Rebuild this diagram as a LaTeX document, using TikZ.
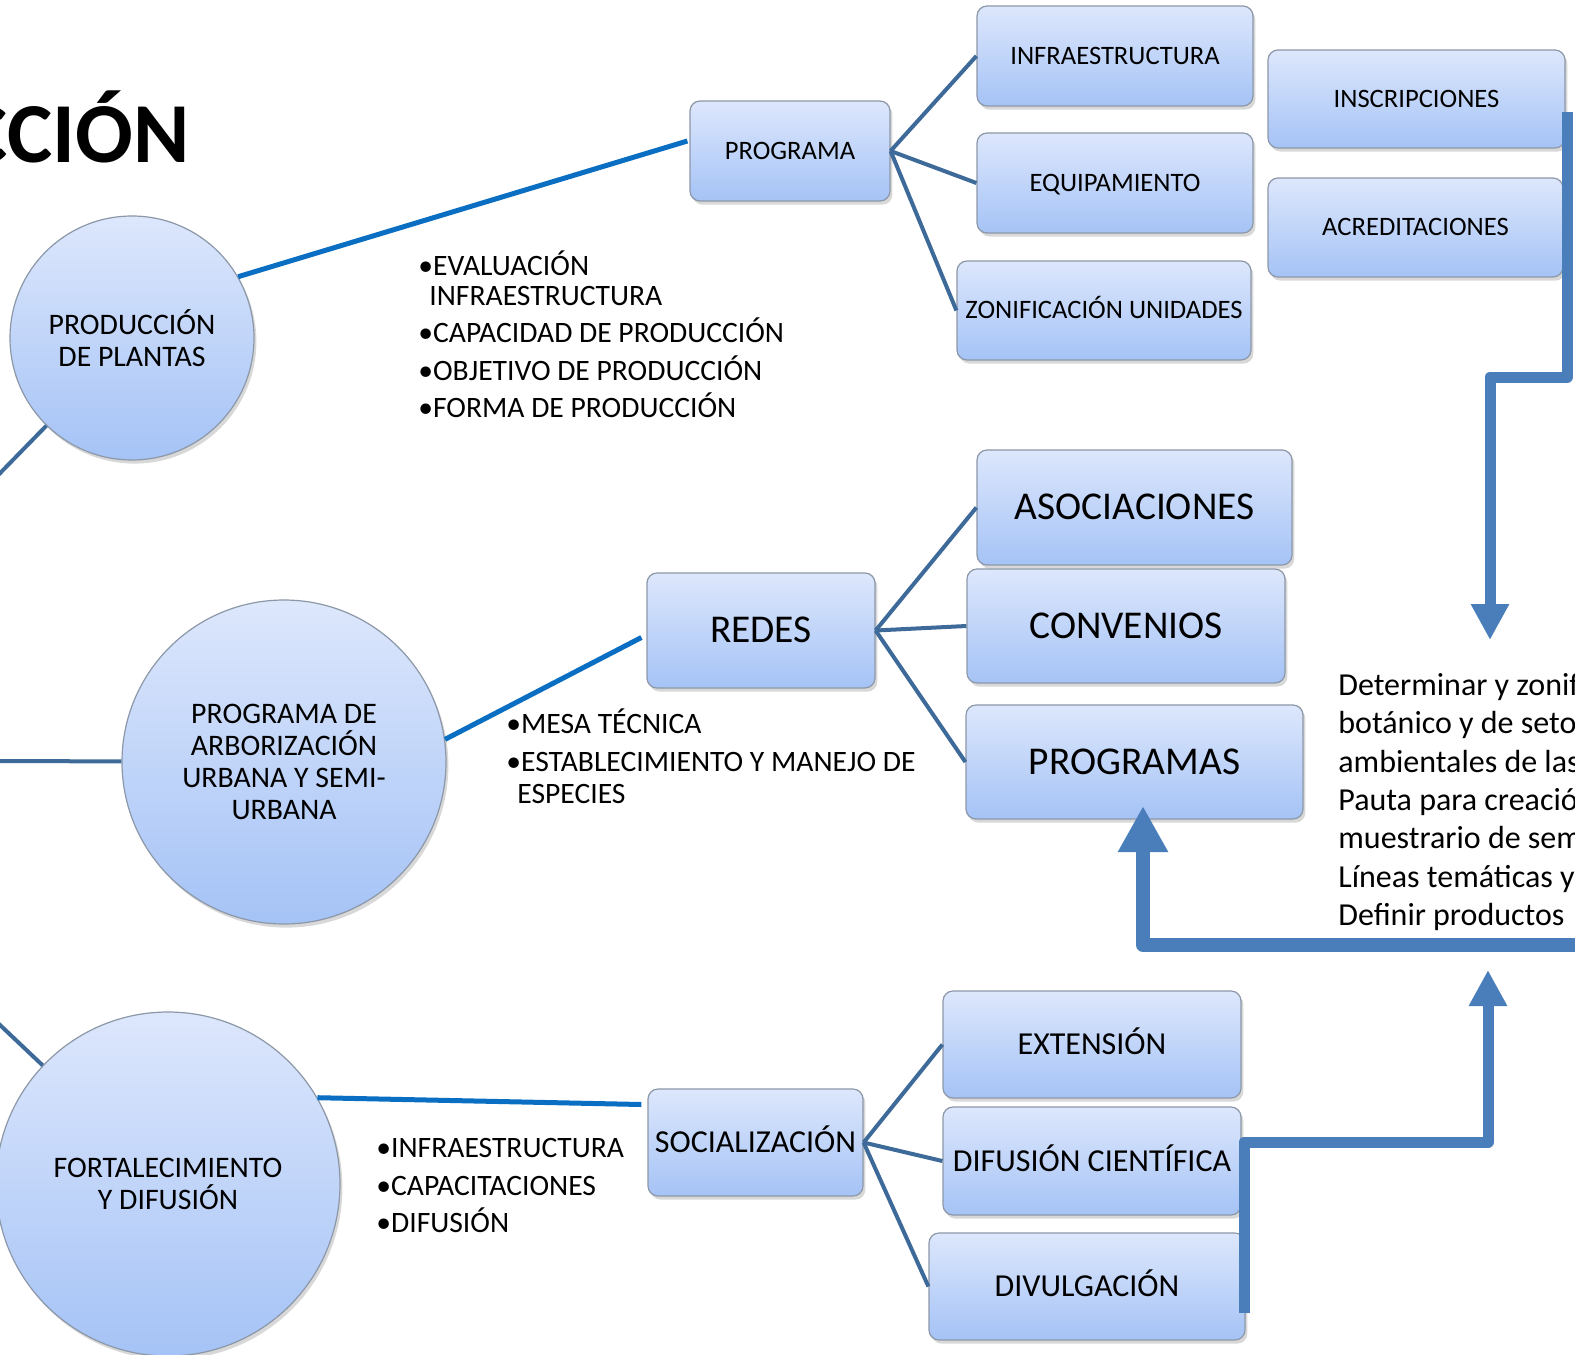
\documentclass[tikz,border=0pt]{standalone}
\usepackage{fontspec}
\setmainfont{Carlito}
\usetikzlibrary{shadows,arrows.meta,calc}
\definecolor{boxtop}{HTML}{DDE7FC}
\definecolor{boxbot}{HTML}{A5C3F6}
\definecolor{boxline}{HTML}{8C98A8}
\definecolor{linkdark}{HTML}{3E6A9A}
\definecolor{linkbright}{HTML}{0A6FC2}
\definecolor{flowblue}{HTML}{4A7EBB}
\tikzset{
  softshadow/.style={drop shadow={shadow xshift=1.2pt, shadow yshift=-1.8pt, opacity=0.3}},
  box/.style={rectangle, rounded corners=5pt, draw=boxline, line width=0.6pt,
    top color=boxtop, bottom color=boxbot, softshadow, inner sep=0pt, align=center,
    text depth=0pt},
  bubble/.style={circle, draw=boxline, line width=0.6pt, top color=boxtop,
    bottom color=boxbot, softshadow, inner sep=0pt, align=center,
    font=\fontsize{14.9}{16}\selectfont},
  sbox/.style={box, font=\fontsize{13.3}{15}\selectfont, text height=8.4pt},
  lbox/.style={box, font=\fontsize{19.7}{22}\selectfont, text height=12.45pt},
  mbox/.style={box, font=\fontsize{16}{18}\selectfont, text height=10.1pt},
  link/.style={draw=linkdark, line width=2pt},
  feed/.style={draw=linkbright, line width=2.5pt},
  flow/.style={draw=flowblue, line width=5.5pt, line join=round, -{Triangle[width=18pt,length=18pt]}},
  bigflow/.style={draw=flowblue, line width=7pt, line join=round, -{Triangle[width=23.5pt,length=23pt]}},
  bul/.style={anchor=base west, inner sep=0pt, font=\fontsize{14.8}{17}\selectfont},
  note/.style={anchor=base west, inner sep=0pt, font=\fontsize{16}{19}\selectfont},
}
\begin{document}
\begin{tikzpicture}[x=0.5pt,y=-0.5pt]
\fill[white] (0,0) rectangle (1575,1355);
\useasboundingbox (0,0) rectangle (1575,1355);

% title
\node[anchor=base east, inner sep=0pt, font=\fontsize{42.7}{50}\selectfont\bfseries] (title) at (190,162) {CCIÓN};

% circles
\node[bubble, minimum size=122pt] (c1) at (132,338) {PRODUCCIÓN\\DE PLANTAS};
\node[bubble, minimum size=162pt] (c2) at (284,762) {PROGRAMA DE\\ARBORIZACIÓN\\URBANA Y SEMI-\\URBANA};
\node[bubble, minimum size=172pt] (c3) at (168,1184) {FORTALECIMIENTO\\Y DIFUSIÓN};

% hub off the page
\coordinate (hub) at (-280,760);
\draw[link] (hub) -- (c1);
\draw[link] (hub) -- (c2);
\draw[link] (hub) -- (c3);

% boxes
\node[sbox, minimum width=100pt, minimum height=50pt] (prog) at (790,151) {PROGRAMA};
\node[sbox, minimum width=138pt, minimum height=50pt] (infra) at (1115,56) {INFRAESTRUCTURA};
\node[sbox, minimum width=138pt, minimum height=50pt] (equip) at (1115,183) {EQUIPAMIENTO};
\node[sbox, minimum width=147pt, minimum height=49.5pt] (zonif) at (1104,310.5) {ZONIFICACIÓN UNIDADES};
\node[sbox, minimum width=148.5pt, minimum height=49pt] (inscr) at (1416.5,99) {INSCRIPCIONES};
\node[sbox, minimum width=147.5pt, minimum height=49.5pt] (acred) at (1415.5,227.5) {ACREDITACIONES};

\node[lbox, minimum width=114pt, minimum height=57.5pt] (redes) at (761,630.5) {REDES};
\node[lbox, minimum width=157.5pt, minimum height=57.5pt] (asoc) at (1134.5,507.5) {ASOCIACIONES};
\node[lbox, minimum width=159pt, minimum height=57pt] (conv) at (1126,626) {CONVENIOS};
\node[lbox, minimum width=168.5pt, minimum height=57pt] (progs) at (1134.5,762) {PROGRAMAS};

\node[mbox, minimum width=107.5pt, minimum height=53.5pt] (soc) at (755.5,1142.5) {SOCIALIZACIÓN};
\node[mbox, minimum width=149pt, minimum height=53.5pt] (ext) at (1092,1044.5) {EXTENSIÓN};
\node[mbox, minimum width=149pt, minimum height=54pt] (dif) at (1092,1161) {DIFUSIÓN CIENTÍFICA};
\node[mbox, minimum width=158pt, minimum height=53.5pt] (div) at (1087,1286.5) {DIVULGACIÓN};

% connectors
\draw[feed] (c1.30) -- ($(prog.west)+(-2,-10)$);
\draw[feed] (c2.8) -- ($(redes.west)+(-5,7)$);
\draw[feed] (c3.30) -- ($(soc.west)+(-6,-38)$);

\draw[link] (prog.east) -- (infra.west);
\draw[link] (prog.east) -- (equip.west);
\draw[link] (prog.east) -- (zonif.west);
\draw[link] (redes.east) -- (asoc.west);
\draw[link] (redes.east) -- (conv.west);
\draw[link] (redes.east) -- (progs.west);
\draw[link] (soc.east) -- (ext.west);
\draw[link] (soc.east) -- (dif.west);
\draw[link] (soc.east) -- (div.west);

% bullet lists
\node[bul] (p1) at (418,275) {•EVALUACIÓN};
\node[bul] (p2) at (429,305) {INFRAESTRUCTURA};
\node[bul] (p3) at (418,342) {•CAPACIDAD DE PRODUCCIÓN};
\node[bul] (p4) at (418,380) {•OBJETIVO DE PRODUCCIÓN};
\node[bul] (p5) at (418,417) {•FORMA DE PRODUCCIÓN};

\node[bul] (r1) at (506,733) {•MESA TÉCNICA};
\node[bul] (r2) at (506,771) {•ESTABLECIMIENTO Y MANEJO DE};
\node[bul] (r3) at (517,803) {ESPECIES};

\node[bul] (s1) at (376,1157) {•INFRAESTRUCTURA};
\node[bul] (s2) at (376,1195) {•CAPACITACIONES};
\node[bul] (s3) at (376,1232) {•DIFUSIÓN};

% right text
\node[note] (n1) at (1338,695) {Determinar y zonif};
\node[note] (n2) at (1338,733) {botánico y de seto};
\node[note] (n3) at (1338,772) {ambientales de las};
\node[note] (n4) at (1338,810) {Pauta para creació};
\node[note] (n5) at (1338,848) {muestrario de sem};
\node[note] (n6) at (1338,887) {Líneas temáticas y};
\node[note] (n7) at (1338,925) {Definir productos};

% thick flow arrows
\coordinate (aS) at (1567,112);
\coordinate (aM) at (1490,377);
\coordinate (aE) at (1490,640);
\draw[flow] (aS) |- (aM) -- (aE);

\coordinate (bS) at (1244,1313);
\coordinate (bM) at (1488,1142);
\coordinate (bE) at (1488,970);
\draw[flow] (bS) |- (bM) -- (bE);

\coordinate (cS) at (1600,945);
\coordinate (cE) at (1143,806);
\draw[bigflow] (cS) -| (cE);
\end{tikzpicture}
\end{document}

=======

GIVEN REQUEST - Quote the material in full and exactly; do not carry over its pictures.

RESULT OF THIS TASK -
Rebuild this diagram as a LaTeX document, using TikZ.
\documentclass[tikz,border=0pt]{standalone}
\usepackage{fontspec}
\setmainfont{Carlito}
\usetikzlibrary{shadows,arrows.meta,calc}
\definecolor{boxtop}{HTML}{DDE7FC}
\definecolor{boxbot}{HTML}{A5C3F6}
\definecolor{boxline}{HTML}{8C98A8}
\definecolor{linkdark}{HTML}{3E6A9A}
\definecolor{linkbright}{HTML}{0A6FC2}
\definecolor{flowblue}{HTML}{4A7EBB}
\tikzset{
  softshadow/.style={drop shadow={shadow xshift=1.2pt, shadow yshift=-1.8pt, opacity=0.3}},
  box/.style={rectangle, rounded corners=5pt, draw=boxline, line width=0.6pt,
    top color=boxtop, bottom color=boxbot, softshadow, inner sep=0pt, align=center,
    text depth=0pt},
  bubble/.style={circle, draw=boxline, line width=0.6pt, top color=boxtop,
    bottom color=boxbot, softshadow, inner sep=0pt, align=center,
    font=\fontsize{14.9}{16}\selectfont},
  sbox/.style={box, font=\fontsize{13.3}{15}\selectfont, text height=8.4pt},
  lbox/.style={box, font=\fontsize{19.7}{22}\selectfont, text height=12.45pt},
  mbox/.style={box, font=\fontsize{16}{18}\selectfont, text height=10.1pt},
  link/.style={draw=linkdark, line width=2pt},
  feed/.style={draw=linkbright, line width=2.5pt},
  flow/.style={draw=flowblue, line width=5.5pt, line join=round, -{Triangle[width=18pt,length=18pt]}},
  bigflow/.style={draw=flowblue, line width=7pt, line join=round, -{Triangle[width=23.5pt,length=23pt]}},
  bul/.style={anchor=base west, inner sep=0pt, font=\fontsize{14.8}{17}\selectfont},
  note/.style={anchor=base west, inner sep=0pt, font=\fontsize{16}{19}\selectfont},
}
\begin{document}
\begin{tikzpicture}[x=0.5pt,y=-0.5pt]
\fill[white] (0,0) rectangle (1575,1355);
\useasboundingbox (0,0) rectangle (1575,1355);

% title
\node[anchor=base east, inner sep=0pt, font=\fontsize{42.7}{50}\selectfont\bfseries] (title) at (190,162) {CCIÓN};

% circles
\node[bubble, minimum size=122pt] (c1) at (132,338) {PRODUCCIÓN\\DE PLANTAS};
\node[bubble, minimum size=162pt] (c2) at (284,762) {PROGRAMA DE\\ARBORIZACIÓN\\URBANA Y SEMI-\\URBANA};
\node[bubble, minimum size=172pt] (c3) at (168,1184) {FORTALECIMIENTO\\Y DIFUSIÓN};

% hub off the page
\coordinate (hub) at (-280,760);
\draw[link] (hub) -- (c1);
\draw[link] (hub) -- (c2);
\draw[link] (hub) -- (c3);

% boxes
\node[sbox, minimum width=100pt, minimum height=50pt] (prog) at (790,151) {PROGRAMA};
\node[sbox, minimum width=138pt, minimum height=50pt] (infra) at (1115,56) {INFRAESTRUCTURA};
\node[sbox, minimum width=138pt, minimum height=50pt] (equip) at (1115,183) {EQUIPAMIENTO};
\node[sbox, minimum width=147pt, minimum height=49.5pt] (zonif) at (1104,310.5) {ZONIFICACIÓN UNIDADES};
\node[sbox, minimum width=148.5pt, minimum height=49pt] (inscr) at (1416.5,99) {INSCRIPCIONES};
\node[sbox, minimum width=147.5pt, minimum height=49.5pt] (acred) at (1415.5,227.5) {ACREDITACIONES};

\node[lbox, minimum width=114pt, minimum height=57.5pt] (redes) at (761,630.5) {REDES};
\node[lbox, minimum width=157.5pt, minimum height=57.5pt] (asoc) at (1134.5,507.5) {ASOCIACIONES};
\node[lbox, minimum width=159pt, minimum height=57pt] (conv) at (1126,626) {CONVENIOS};
\node[lbox, minimum width=168.5pt, minimum height=57pt] (progs) at (1134.5,762) {PROGRAMAS};

\node[mbox, minimum width=107.5pt, minimum height=53.5pt] (soc) at (755.5,1142.5) {SOCIALIZACIÓN};
\node[mbox, minimum width=149pt, minimum height=53.5pt] (ext) at (1092,1044.5) {EXTENSIÓN};
\node[mbox, minimum width=149pt, minimum height=54pt] (dif) at (1092,1161) {DIFUSIÓN CIENTÍFICA};
\node[mbox, minimum width=158pt, minimum height=53.5pt] (div) at (1087,1286.5) {DIVULGACIÓN};

% connectors
\draw[feed] (c1.30) -- ($(prog.west)+(-2,-10)$);
\draw[feed] (c2.8) -- ($(redes.west)+(-5,7)$);
\draw[feed] (c3.30) -- ($(soc.west)+(-6,-38)$);

\draw[link] (prog.east) -- (infra.west);
\draw[link] (prog.east) -- (equip.west);
\draw[link] (prog.east) -- (zonif.west);
\draw[link] (redes.east) -- (asoc.west);
\draw[link] (redes.east) -- (conv.west);
\draw[link] (redes.east) -- (progs.west);
\draw[link] (soc.east) -- (ext.west);
\draw[link] (soc.east) -- (dif.west);
\draw[link] (soc.east) -- (div.west);

% bullet lists
\node[bul] (p1) at (418,275) {•EVALUACIÓN};
\node[bul] (p2) at (429,305) {INFRAESTRUCTURA};
\node[bul] (p3) at (418,342) {•CAPACIDAD DE PRODUCCIÓN};
\node[bul] (p4) at (418,380) {•OBJETIVO DE PRODUCCIÓN};
\node[bul] (p5) at (418,417) {•FORMA DE PRODUCCIÓN};

\node[bul] (r1) at (506,733) {•MESA TÉCNICA};
\node[bul] (r2) at (506,771) {•ESTABLECIMIENTO Y MANEJO DE};
\node[bul] (r3) at (517,803) {ESPECIES};

\node[bul] (s1) at (376,1157) {•INFRAESTRUCTURA};
\node[bul] (s2) at (376,1195) {•CAPACITACIONES};
\node[bul] (s3) at (376,1232) {•DIFUSIÓN};

% right text
\node[note] (n1) at (1338,695) {Determinar y zonif};
\node[note] (n2) at (1338,733) {botánico y de seto};
\node[note] (n3) at (1338,772) {ambientales de las};
\node[note] (n4) at (1338,810) {Pauta para creació};
\node[note] (n5) at (1338,848) {muestrario de sem};
\node[note] (n6) at (1338,887) {Líneas temáticas y};
\node[note] (n7) at (1338,925) {Definir productos};

% thick flow arrows
\coordinate (aS) at (1567,112);
\coordinate (aM) at (1490,377);
\coordinate (aE) at (1490,640);
\draw[flow] (aS) |- (aM) -- (aE);

\coordinate (bS) at (1244,1313);
\coordinate (bM) at (1488,1142);
\coordinate (bE) at (1488,970);
\draw[flow] (bS) |- (bM) -- (bE);

\coordinate (cS) at (1600,945);
\coordinate (cE) at (1143,806);
\draw[bigflow] (cS) -| (cE);
\end{tikzpicture}
\end{document}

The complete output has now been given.